The director makes good use of cinematic space to show the two separate worlds of the sophisticated Shenzhenite and the more rough-cut father and son and as the movie progresses, uses it to convey how those worlds move closer.
This Oscar-winning documentary is about an AIDS orphan and the moving nature of the subject is reinforced by the cinematic techniques. The camera is kept at the boy's eye level and shows, says O'Reilly, the world from his perspective. The boy is also often framed in the doorway, with the camera inside, as though to show him reaching out to the outside world.
This bleak, almost Hitchcock-style film tells the story of two Chinese coal miners who hit upon the perfect scam: luring an unsuspecting job seeker to the mines, murdering him and extorting money from the boss as compensation for their "relative".
The film's setting is the black landscape of a coal mine and the blue and gray overtones reinforce its dark theme.
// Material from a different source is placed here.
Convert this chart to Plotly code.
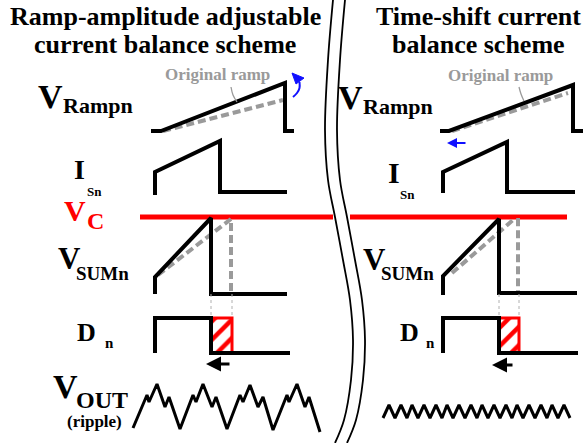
import plotly.graph_objects as go

W, H = 584, 443
SERIF = "Times New Roman, Liberation Serif, DejaVu Serif, serif"
BLACK = "#000000"
RED = "#ff0000"
GRAY = "#9a9a9a"
BLUE = "#1010ff"

# ---- waveform vertices (x, y), y grows downward ----
# left panel: ramp-amplitude adjustable scheme
ramp_l_x = [151, 161, 285, 285, 294]
ramp_l_y = [131, 131, 83, 131, 131]
ramp_l_orig_x = [163, 283]
ramp_l_orig_y = [131, 100]
isn_l_x = [155, 155, 220, 220, 287]
isn_l_y = [195, 172, 141, 192, 192]
sum_l_x = [155, 155, 211, 211, 287]
sum_l_y = [294, 277, 218, 294, 294]
sum_l_orig_x = [158, 231, 231]
sum_l_orig_y = [275, 219, 294]
dn_l_x = [155, 155, 211, 211, 290]
dn_l_y = [353, 318, 318, 353, 353]
dn_l_box_x = [211, 232]
vout_l_x = [133, 147, 149, 157, 165, 169, 180,
            193, 196, 203, 212, 216, 227,
            240, 243, 250, 258, 263, 273,
            287, 289, 297, 305, 309, 320]
vout_l_y = [428, 395, 402, 384, 407, 397, 429,
            395, 402, 384, 407, 397, 429,
            395, 402, 385, 407, 397, 430,
            395, 402, 384, 407, 397, 432]

# right panel: time-shift scheme
ramp_r_x = [440, 449, 573, 573, 583]
ramp_r_y = [131, 131, 85, 131, 131]
ramp_r_orig_x = [452, 568]
ramp_r_orig_y = [131, 93]
isn_r_x = [443, 443, 507, 507, 575]
isn_r_y = [193, 172, 142, 192, 192]
sum_r_x = [443, 443, 499, 499, 577]
sum_r_y = [295, 276, 219, 293, 293]
sum_r_orig_x = [452, 508, 513, 518, 518]
sum_r_orig_y = [273, 224, 220, 220, 294]
dn_r_x = [443, 443, 499, 499, 578]
dn_r_y = [353, 318, 318, 353, 353]
dn_r_box_x = [499, 519]
vout_r_x = [383, 389, 395, 401, 407, 412, 418, 424, 430, 436, 442, 447,
            453, 459, 465, 471, 477, 482, 488, 494, 500, 506, 512, 517,
            523, 529, 535, 541, 547, 552, 558, 564, 570]
vout_r_y = [418, 405, 418, 405, 418, 405, 418, 405, 418, 405, 418, 405,
            418, 405, 418, 405, 418, 405, 418, 405, 418, 405, 418, 405,
            418, 405, 418, 405, 418, 405, 418, 405, 418]

# control voltage level and the panel divider
vc_level = 217
vc_l_x = [140, 333]
vc_r_x = [350, 567]
divider_y = [0, 60, 130, 180, 217, 260, 300, 340, 380, 420, 443]
divider_a_x = [333, 328, 325, 328, 335, 343, 350, 353, 351, 344, 335]
divider_b_x = [345, 340, 337, 340, 347, 355, 362, 365, 363, 356, 347]

fig = go.Figure()


def line(xs, ys, color=BLACK, width=4, dash=None, shape="linear"):
    fig.add_trace(go.Scatter(
        x=xs, y=ys, mode="lines", hoverinfo="skip",
        line=dict(color=color, width=width, dash=dash, shape=shape)))


def label(text, x, y, size, color=BLACK, anchor="left"):
    fig.add_annotation(
        x=x, y=y, xref="x", yref="y", text=text,
        showarrow=False, xanchor=anchor, yanchor="middle",
        font=dict(family=SERIF, size=size, color=color, weight="bold"),
        borderpad=0, borderwidth=0)


def arrow(x_tip, x_tail, y, color, width):
    fig.add_annotation(
        x=x_tip, y=y, ax=x_tail, ay=y, xref="x", yref="y",
        axref="x", ayref="y", text="", showarrow=True,
        arrowhead=2, arrowsize=1, arrowwidth=width, arrowcolor=color)


def hatched_box(x0, x1, y0, y1):
    fig.add_trace(go.Scatter(
        x=[x0, x1, x1, x0, x0], y=[y0, y0, y1, y1, y0], mode="lines",
        fill="toself", fillcolor="white", hoverinfo="skip",
        fillpattern=dict(shape="/", fgcolor=RED, fgopacity=1,
                         bgcolor="white", size=13, solidity=0.35),
        line=dict(color=RED, width=3)))


# divider between the two schemes
line(divider_a_x, divider_y, width=1.8, shape="spline")
line(divider_b_x, divider_y, width=1.8, shape="spline")

# V_C reference level
line(vc_l_x, [vc_level, vc_level], color=RED, width=5)
line(vc_r_x, [vc_level, vc_level], color=RED, width=5)

for side in ("l", "r"):
    g = globals()
    # original ramp (dashed) under the modified one
    line(g[f"ramp_{side}_orig_x"], g[f"ramp_{side}_orig_y"],
         color=GRAY, width=4, dash="8px,4px")
    line(g[f"ramp_{side}_x"], g[f"ramp_{side}_y"])
    line(g[f"isn_{side}_x"], g[f"isn_{side}_y"])
    line(g[f"sum_{side}_orig_x"], g[f"sum_{side}_orig_y"],
         color=GRAY, width=4, dash="8px,4px")
    line(g[f"sum_{side}_x"], g[f"sum_{side}_y"])
    bx = g[f"dn_{side}_box_x"]
    for xv in bx:
        line([xv, xv], [294, 318], color="#b0b0b0", width=1, dash="3px,3px")
    hatched_box(bx[0], bx[1], 318, 353)
    line(g[f"dn_{side}_x"], g[f"dn_{side}_y"])
    line(g[f"vout_{side}_x"], g[f"vout_{side}_y"], width=3)

# leader curves for the "Original ramp" notes
line([231, 233, 237], [87, 95, 102], color=GRAY, width=1.3, shape="spline")
line([519, 521, 524], [87, 94, 101], color=GRAY, width=1.3, shape="spline")

# blue amplitude-adjust arc on the left ramp
line([293, 297, 299.5, 299.5], [97, 93, 88, 82], color=BLUE, width=2,
     shape="spline")
fig.add_trace(go.Scatter(
    x=[292, 304, 296, 292], y=[73, 78, 84, 73], mode="lines",
    fill="toself", fillcolor=BLUE, line=dict(color=BLUE, width=1),
    hoverinfo="skip"))

# shift arrows
arrow(447, 467, 143, BLUE, 2)
arrow(206, 231, 364, BLACK, 3)
arrow(492, 514, 365, BLACK, 3)

# titles
label("Ramp-amplitude adjustable", 165, 16, 26, anchor="center")
label("current balance scheme", 165, 44, 26, anchor="center")
label("Time-shift current", 478, 16, 26, anchor="center")
label("balance scheme", 478, 44, 26, anchor="center")
label("Original ramp", 217, 74, 17, color=GRAY, anchor="center")
label("Original ramp", 500, 75, 17, color=GRAY, anchor="center")

# left signal names
label("V", 38, 96, 34)
label("Rampn", 63, 105, 22)
label("I", 74, 169, 28)
label("Sn", 87, 191, 13)
label("V", 64, 210, 30, color=RED)
label("C", 87, 221, 24, color=RED)
label("V", 58, 258, 31)
label("SUMn", 76, 273, 19)
label("D", 77, 332, 26)
label("n", 105, 343, 15)
label("V", 53, 386, 34)
label("OUT", 76, 400, 24)
label("(ripple)", 94, 421, 17, anchor="center")

# right signal names
label("V", 338, 97, 34)
label("Rampn", 363, 106, 22)
label("I", 388, 172, 30)
label("Sn", 400, 194, 13)
label("V", 363, 259, 31)
label("SUMn", 381, 273, 19)
label("D", 400, 332, 26)
label("n", 426, 343, 15)

fig.update_layout(
    width=W, height=H, margin=dict(l=0, r=0, t=0, b=0),
    paper_bgcolor="white", plot_bgcolor="white", showlegend=False,
    xaxis=dict(range=[0, W], visible=False, fixedrange=True),
    yaxis=dict(range=[H, 0], visible=False, fixedrange=True),
)

fig.write_html("out.html")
One interesting detail, is what the duo do with all the bundles of money they collect. A movie sure to stir the conscience.
Made by a Canadian-Chinese, Yung Chang, this is a great snapshot of a certain period of history from two different perspectives. The main character is a girl whose house is about to be submerged by the construction of the dam; the other protagonist is a product of the one-child policy, a self-centered man who just wants to get rich. Both get a job on one of the boats that ply the Yangtze.
The film offers a wonderful insight into globalization by following the journey of a bead. It is made by the world's largest producer of beads and other Mardi Gras trinkets at a disciplined factory in Fuzhou and used by revelers in the New Orleans Mardi Gras, where the beads offer a peek at a naked breast.
The film juxtaposes candid comments from the Chinese boss of the bead factory and the American buyer at the other end. It also captures the Chinese workers' reactions when they are shown where the product of their hard work ends up, making for an interesting comment on capitalism and globalization.
Another searing look at society, this film tells the story of girls who are lured into jobs but are actually sold. The main protagonist, a college graduate, thinks she is going to be working for a pharmacy but is forced to play wife to an illiterate man in a remote mountain region. It is unrelentingly bleak to the very end and the handheld camera gives it a shaky, edgy feel.
In this documentary, director Jennifer Baichwal follows the work of renowned Canadian artist Edward Burtynsky, known for his large-scale photographs of "manufactured landscapes" - recycling yards, factories, dams - and follows him through China as he details the effects of its massive industrialization. It looks at the centers of this industrial effort and their dumping grounds.
Concerning itself with the relationship between the old and the new, and of city and country, "The Road Home" specifically involves a young man living in the city who returns to his beautiful, peaceful but poor birthplace to attend the funeral of his father, the much revered local teacher. The inconsolable mother insists that he receive an old-style funeral, rarely seen since the Revolution, for which dozens of men will be required to accompany the coffin on the way to the place of burial. As the son organises the event, he recounts the burgeoning relationship of his young parents for whose romance the dusty, winding country road proved crucial. Hence its importance to the funeral.